For the full provider plug-in walk-through (adding a new provider, local models via Ollama/llama.cpp, OpenAI-compatible proxies), see the main AI service README.

Layers

Code lives under ai_service/llm_processing/managers/.

Class Role
LLMManager (base.py) Abstract base — defines ainvoke / ainvoke_structured.
LangChainLLMManager (generic.py) Default implementation. Wraps langchain.init_chat_model and handles structured-output retries (json_schema then function_calling, 3 attempts each).
GeminiLLMManager (gemini.py) Subclass override that adds Google's context-cache support.
RouterLLMManager (router.py) Singleton held by the FastAPI app. Dispatches a request to the right manager based on llm_config.provider.

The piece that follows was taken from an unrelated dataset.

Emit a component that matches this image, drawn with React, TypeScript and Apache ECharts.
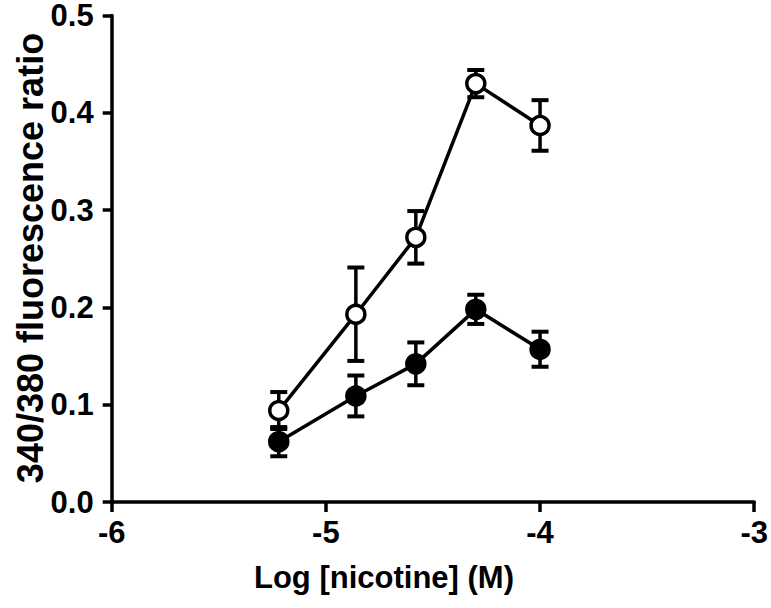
import React, { useEffect, useRef } from "react";
import * as echarts from "echarts";

const xValues = [-5.22, -4.86, -4.58, -4.3, -4.0];
const openMean = [0.094, 0.193, 0.272, 0.43, 0.387];
const openErr = [0.019, 0.048, 0.027, 0.014, 0.026];
const filledMean = [0.062, 0.109, 0.142, 0.198, 0.157];
const filledErr = [0.015, 0.021, 0.022, 0.015, 0.018];
const xTitle = "Log [nicotine] (M)";
const yTitle = "340/380 fluorescence ratio";

const FONT = '"Liberation Sans", Arial, sans-serif';

function errorSeries(mean: number[], err: number[]) {
  const data = xValues.map((x, i) => [x, mean[i] - err[i], mean[i] + err[i]]);
  return {
    type: "custom",
    z: 1,
    silent: true,
    data,
    renderItem: (params: any, api: any) => {
      const x = api.value(0);
      const lo = api.coord([x, api.value(1)]);
      const hi = api.coord([x, api.value(2)]);
      const hw = 8.5;
      const style = { stroke: "#000", lineWidth: 4, fill: "none" };
      return {
        type: "group",
        children: [
          { type: "line", shape: { x1: lo[0], y1: lo[1], x2: hi[0], y2: hi[1] }, style: { stroke: "#000", lineWidth: 3.5 } },
          { type: "line", shape: { x1: lo[0] - hw, y1: lo[1], x2: lo[0] + hw, y2: lo[1] }, style },
          { type: "line", shape: { x1: hi[0] - hw, y1: hi[1], x2: hi[0] + hw, y2: hi[1] }, style },
        ],
      };
    },
  };
}

export default function App() {
  const ref = useRef<HTMLDivElement>(null);
  useEffect(() => {
    if (!ref.current) return;
    const chart = echarts.init(ref.current, null, { renderer: "svg" });
    const labelStyle = {
      color: "#000",
      fontFamily: FONT,
      fontWeight: "bold" as const,
      fontSize: 31,
      lineHeight: 26,
    };
    chart.setOption({
      animation: false,
      backgroundColor: "#fff",
      grid: { left: 111.7, right: 16, top: 14, bottom: 106, containLabel: false },
      xAxis: {
        type: "value",
        min: -6,
        max: -3,
        interval: 1,
        axisLine: { show: true, onZero: false, lineStyle: { color: "#000", width: 3.5 } },
        axisTick: { show: true, length: 10, lineStyle: { color: "#000", width: 3.5 } },
        axisLabel: { ...labelStyle, margin: 17 },
        splitLine: { show: false },
      },
      yAxis: {
        type: "value",
        min: 0,
        max: 0.5,
        interval: 0.1,
        axisLine: { show: true, onZero: false, lineStyle: { color: "#000", width: 3.5 } },
        axisTick: { show: true, length: 9, lineStyle: { color: "#000", width: 3.5 } },
        axisLabel: { ...labelStyle, margin: 18, formatter: (v: number) => v.toFixed(1) },
        splitLine: { show: false },
      },
      graphic: [
        {
          type: "text",
          x: 384,
          y: 577,
          style: {
            text: xTitle,
            fill: "#000",
            font: `bold 31px ${FONT}`,
            align: "center",
            verticalAlign: "middle",
          },
        },
        {
          type: "text",
          x: 30,
          y: 258,
          rotation: Math.PI / 2,
          style: {
            text: yTitle,
            fill: "#000",
            font: `bold 36px ${FONT}`,
            align: "center",
            verticalAlign: "middle",
          },
        },
      ],
      series: [
        errorSeries(filledMean, filledErr),
        errorSeries(openMean, openErr),
        {
          type: "line",
          z: 3,
          data: xValues.map((x, i) => [x, filledMean[i]]),
          symbol: "circle",
          symbolSize: 18,
          showAllSymbol: true,
          lineStyle: { color: "#000", width: 3.5 },
          itemStyle: { color: "#000", borderColor: "#000", borderWidth: 3.5 },
        },
        {
          type: "line",
          z: 4,
          data: xValues.map((x, i) => [x, openMean[i]]),
          symbol: "circle",
          symbolSize: 18,
          showAllSymbol: true,
          lineStyle: { color: "#000", width: 3.5 },
          itemStyle: { color: "#fff", borderColor: "#000", borderWidth: 3.5 },
        },
      ],
    });
    return () => chart.dispose();
  }, []);
  return (
    <div
      ref={ref}
      style={{ position: "fixed", left: 0, top: 0, width: 771, height: 608 }}
    />
  );
}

Provider config (LLMConfig)

shared/llm_config.LLMConfig is the immutable dataclass carried through LangGraph nodes via RunnableConfig.configurable["llm_config"]. It always holds the server's boot-selected provider (same value for every request):

LLMConfig(
    provider="anthropic",
    api_key="...",
    base_url=None,        # optional — for OpenAI-compatible proxies
    model_override=None,  # optional — overrides yaml model for every node
)

At startup, ai_service walks PROVIDER_BOOT_ORDER (google_genai, openai, anthropic, mistralai, ollama, llamacpp) and picks the first provider whose env-level config (matching <PROVIDER>_API_KEY, or <PROVIDER>_BASE_URL + <PROVIDER>_MODEL for locals) passes a one-token smoke-test. That config is the boot-time default. If no provider passes, the service refuses to start — operators provide keys via the setup TUI, which writes them to docker-compose.yaml + .env.

LLMConfig.from_env_ordered() exposes the same boot list to callers (used in ai_service's lifespan). LLMConfig.from_env() returns the top-priority entry. ai_server.get_llm_config() returns the boot-selected default for every request — there is no header-based override.

Model pool

build_chat_model caches BaseChatModel instances in a pool keyed on (provider, model, base_url, sha256(api_key)[:12], frozen_kwargs) so users stay isolated and quantized-model swaps don't reuse a stale model object.

Token tracking

Every LLM call records token usage via TurnMetrics (turn_metrics.py):

  • input_tokens — tokens in the prompt
  • output_tokens — tokens generated
  • cached_tokens — tokens served from prompt cache (Gemini only currently)
  • latency_ms — round-trip time
  • cost_label — human-readable label set by the node ("XML Generation Node", "Feedback Node", …)

Metrics are persisted per-turn in turn_metrics_record for cost analysis and rendered as an end-of-turn table in service logs.

Per-node config (yaml)

Per-node kwargs (model, temperature, thinking…) live in llm_processing/configs/<provider>.yaml in the provider's native syntax — no abstraction layer. See the main README for the merging rules.